Turkey has a rich boatbuilding history and is a place where people pass down their skills over generations. Vicem (pronounced Veechem) started building in 1991, and its workforce follows in that tradition. The 54 is part of the Bahama Bay series, a line of boats designed and built specifically to run with the Volvo Penta IPS system. Vicem also builds a 52, a 56 and a 58 Bahama Bay. Bahama Bays are similar in appearance to Vicem’s Classic line, but with less curve in the sheer line, no varnished-teak hand and toe rails above deck, and a hardtop that extends all the way aft to cover the teak-laden cockpit.
“The Bahama Bay line is made for more southern and tropical climates,” Boehmer explained. The idea is to present a classic look and profile without all the classic maintenance, and to make it stand up better to the harsher effects of the sun.
We had a bright and beautiful Florida day during our sea trial in Sarasota, and as we pulled out of the marina into the bay, we could see that the 54 was turning heads at the docks. Boehmer said these folks are Vicem’s demographic. Almost all its customers in the United States are experienced boat owners who come to Vicem already knowing what they like and want. Every boat is customizable per the owner’s desires, and this 54 was no exception. Take the galley; Vicem normally uses granite, but for this particular build the company installed marble countertops at the owner’s request. The owner also requested a steamer, so Vicem installed a top-of-the-line Wolf unit, along with a matching cooktop, a Bosch oven and Sub-Zero refrigerators and freezers that roll out from beneath the countertops. The whole interior glowed from the rich mahogany paneling.

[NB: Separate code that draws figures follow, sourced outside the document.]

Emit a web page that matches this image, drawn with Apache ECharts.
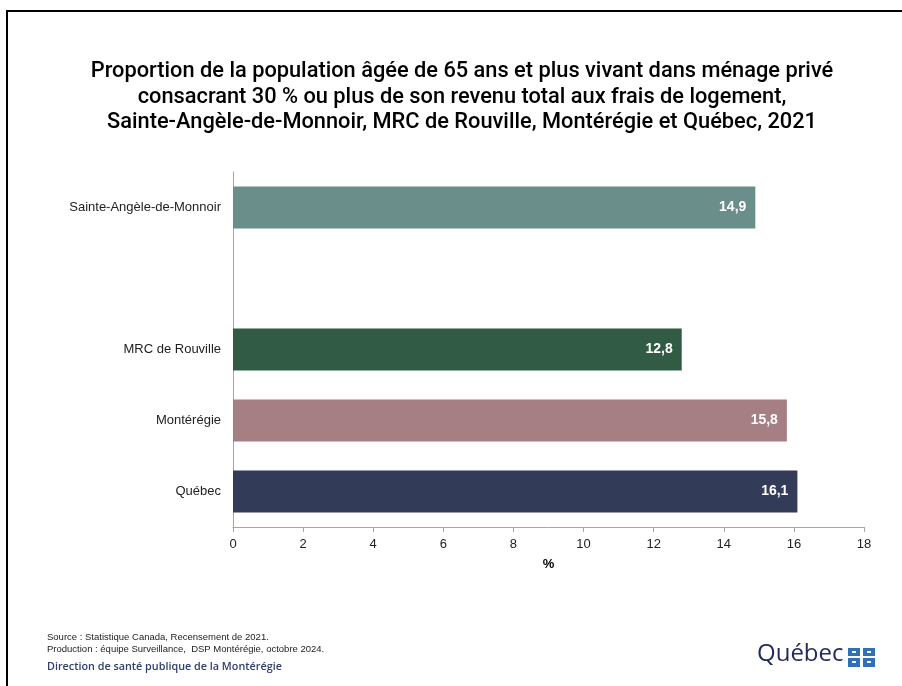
<!DOCTYPE html>
<html>
<head>
<meta charset="utf-8">
<script src="https://cdn.jsdelivr.net/npm/echarts@6/dist/echarts.min.js"></script>
<style>
  html, body { margin: 0; padding: 0; background: #fff; }
  #chart { width: 902px; height: 686px; }
</style>
</head>
<body>
<div id="chart"></div>
<script>
// données (un emplacement vide sépare la municipalité des territoires)
var categories = ['Sainte-Angèle-de-Monnoir', '', 'MRC de Rouville', 'Montérégie', 'Québec'];
var values = [14.9, null, 12.8, 15.8, 16.1];
var barColors = ['#6A8F8A', '#ffffff', '#315B45', '#A57F84', '#323B57'];
var xTicks = [0, 2, 4, 6, 8, 10, 12, 14, 16, 18];

var chart = echarts.init(document.getElementById('chart'));

var option = {
  backgroundColor: '#fff',
  animation: false,
  title: {
    text: 'Proportion de la population âgée de 65 ans et plus vivant dans ménage privé\nconsacrant 30 % ou plus de son revenu total aux frais de logement,\nSainte-Angèle-de-Monnoir, MRC de Rouville, Montérégie et Québec, 2021',
    left: 457,
    textAlign: 'center',
    top: 54,
    textStyle: {
      fontFamily: 'Roboto',
      fontWeight: 500,
      fontSize: 21.8,
      lineHeight: 25.5,
      color: '#000'
    }
  },
  grid: {
    left: 233,
    right: 38,
    top: 172,
    bottom: 159,
    containLabel: false
  },
  xAxis: {
    type: 'value',
    min: xTicks[0],
    max: xTicks[xTicks.length - 1],
    interval: 2,
    name: '%',
    nameLocation: 'middle',
    nameGap: 31,
    nameTextStyle: { fontFamily: 'Liberation Sans', fontWeight: 'bold', fontSize: 13, color: '#000' },
    splitLine: { show: false },
    axisLine: { show: true, lineStyle: { color: '#A6A6A6', width: 1 } },
    axisTick: { show: true, length: 5, lineStyle: { color: '#A6A6A6' } },
    axisLabel: { fontFamily: 'Liberation Sans', fontSize: 13, color: '#222', margin: 11 }
  },
  yAxis: {
    type: 'category',
    data: categories,
    inverse: true,
    axisLine: { show: true, lineStyle: { color: '#A6A6A6', width: 1 } },
    axisTick: { show: false },
    axisLabel: { fontFamily: 'Liberation Sans', fontSize: 13, color: '#222', margin: 12 }
  },
  series: [{
    type: 'bar',
    data: values,
    barCategoryGap: '41%',
    itemStyle: {
      color: function (p) { return barColors[p.dataIndex]; }
    },
    label: {
      show: true,
      position: 'insideRight',
      distance: 9,
      color: '#fff',
      fontFamily: 'Liberation Sans',
      fontWeight: 'bold',
      fontSize: 14,
      formatter: function (p) { return p.value == null ? '' : p.value.toFixed(1).replace('.', ','); }
    }
  }],
  graphic: [
    {
      type: 'rect',
      shape: { x: 7, y: 11, width: 1000, height: 1000 },
      style: { fill: 'none', stroke: '#000', lineWidth: 2 },
      silent: true
    },
    {
      type: 'text',
      left: 47, top: 631,
      style: {
        text: 'Source : Statistique Canada, Recensement de 2021.\nProduction : équipe Surveillance,  DSP Montérégie, octobre 2024.',
        fontFamily: 'Liberation Sans', fontSize: 9.5, lineHeight: 12, fill: '#222'
      }
    },
    {
      type: 'text',
      left: 47, top: 661,
      style: {
        text: 'Direction de santé publique de la Montérégie',
        fontFamily: 'Open Sans', fontWeight: 600, fontSize: 10.8, fill: '#2E3F6E'
      }
    },
    {
      type: 'text',
      left: 757, top: 642,
      style: {
        text: 'Québec',
        fontFamily: 'Open Sans', fontSize: 24, fill: '#222C5C'
      }
    },
    { type: 'rect', shape: { x: 848, y: 648, width: 12, height: 8 }, style: { fill: '#3070B8' } },
    { type: 'rect', shape: { x: 863, y: 648, width: 12, height: 8 }, style: { fill: '#3070B8' } },
    { type: 'rect', shape: { x: 848, y: 658, width: 12, height: 9 }, style: { fill: '#3070B8' } },
    { type: 'rect', shape: { x: 863, y: 658, width: 12, height: 9 }, style: { fill: '#3070B8' } },
    { type: 'rect', shape: { x: 852, y: 651, width: 4, height: 2 }, style: { fill: '#fff' } },
    { type: 'rect', shape: { x: 867, y: 651, width: 4, height: 2 }, style: { fill: '#fff' } },
    { type: 'rect', shape: { x: 852, y: 661, width: 4, height: 2 }, style: { fill: '#fff' } },
    { type: 'rect', shape: { x: 867, y: 661, width: 4, height: 2 }, style: { fill: '#fff' } }
  ]
};

chart.setOption(option);
</script>
</body>
</html>
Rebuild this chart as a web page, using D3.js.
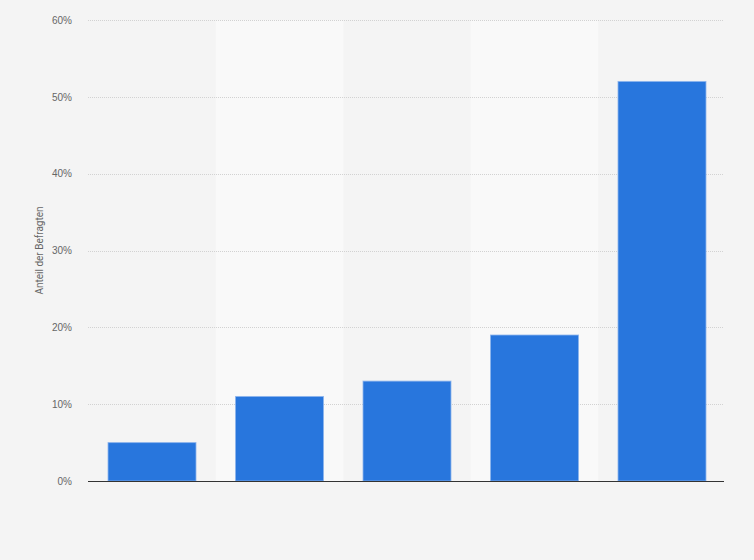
<!DOCTYPE html>
<html>
<head>
<meta charset="utf-8">
<script src="https://cdn.jsdelivr.net/npm/d3@7"></script>
<style>
  html, body { margin: 0; padding: 0; background: #f4f4f4; }
  svg { display: block; font-family: Roboto, "Liberation Sans", Arial, sans-serif; }
</style>
</head>
<body>
<svg id="chart" width="754" height="560"></svg>
<script>
const categories = ["A", "B", "C", "D", "E"];
const values = [5, 11, 13, 19, 52];
const yTicks = [0, 10, 20, 30, 40, 50, 60];
const yLabel = "Anteil der Befragten";

const svg = d3.select("#chart");
const W = 754, H = 560;
const m = { left: 88, right: 30, top: 20, bottom: 79 };

svg.append("rect").attr("width", W).attr("height", H).attr("fill", "#f4f4f4");

const x = d3.scaleBand().domain(categories).range([m.left, 726])
  .paddingInner(0.31).paddingOuter(0.157);
const y = d3.scaleLinear().domain([0, 60]).range([H - m.bottom, m.top]);

// alternating column stripes
const step = x.step();
svg.append("g").selectAll("rect").data(categories.filter((d, i) => i % 2 === 1))
  .join("rect")
  .attr("x", d => x(d) - step * x.paddingInner() / 2)
  .attr("y", y(60))
  .attr("width", step)
  .attr("height", y(0) - y(60))
  .attr("fill", "#f9f9f9");

// gridlines
svg.append("g").selectAll("line").data(yTicks.filter(d => d > 0))
  .join("line")
  .attr("x1", m.left).attr("x2", W - m.right)
  .attr("y1", d => Math.round(y(d)) + 0.5).attr("y2", d => Math.round(y(d)) + 0.5)
  .attr("stroke", "#d2d2d2").attr("stroke-width", 1).attr("stroke-dasharray", "1,1");

// y axis
const yAxis = d3.axisLeft(y).tickValues(yTicks).tickFormat(d => d + "%").tickSize(0).tickPadding(16);
const ya = svg.append("g").attr("transform", `translate(${m.left},0)`).call(yAxis);
ya.select(".domain").remove();
ya.selectAll("text").attr("fill", "#666").attr("font-size", "10px");

// bars
svg.append("g").selectAll("rect").data(categories)
  .join("rect")
  .attr("x", d => x(d))
  .attr("y", (d, i) => y(values[i]))
  .attr("width", x.bandwidth())
  .attr("height", (d, i) => y(0) - y(values[i]))
  .attr("fill", "#2876dd")
  .attr("stroke", "#8cb4ec").attr("stroke-width", 1).attr("stroke-opacity", 0.8);

// baseline
svg.append("line")
  .attr("x1", m.left).attr("x2", W - m.right)
  .attr("y1", y(0) + 0.5).attr("y2", y(0) + 0.5)
  .attr("stroke", "#333").attr("stroke-width", 1.2);

// y label
svg.append("text")
  .attr("transform", `translate(43,${(y(0) + y(60)) / 2}) rotate(-90)`)
  .attr("text-anchor", "middle")
  .attr("fill", "#666").attr("font-size", "10px")
  .text(yLabel);
</script>
</body>
</html>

The modern look of the interior design stands apart from traditional Down East styling, and from Vicem’s Classic line, thanks to the inspired work of Hakki Koroglu, a noted architect based in Miami. Koroglu also designed the exterior look of the 54 Bahama Bay. While bold, his work perfectly complements the traditional lines of the 54 rather than clashing with them. There are subtle touches, like the smoked-glass windows in the bulkhead between the galley and the master stateroom amidships. The smoked glass allows in natural light, giving it a roomier feel, but also protects the privacy of those inside.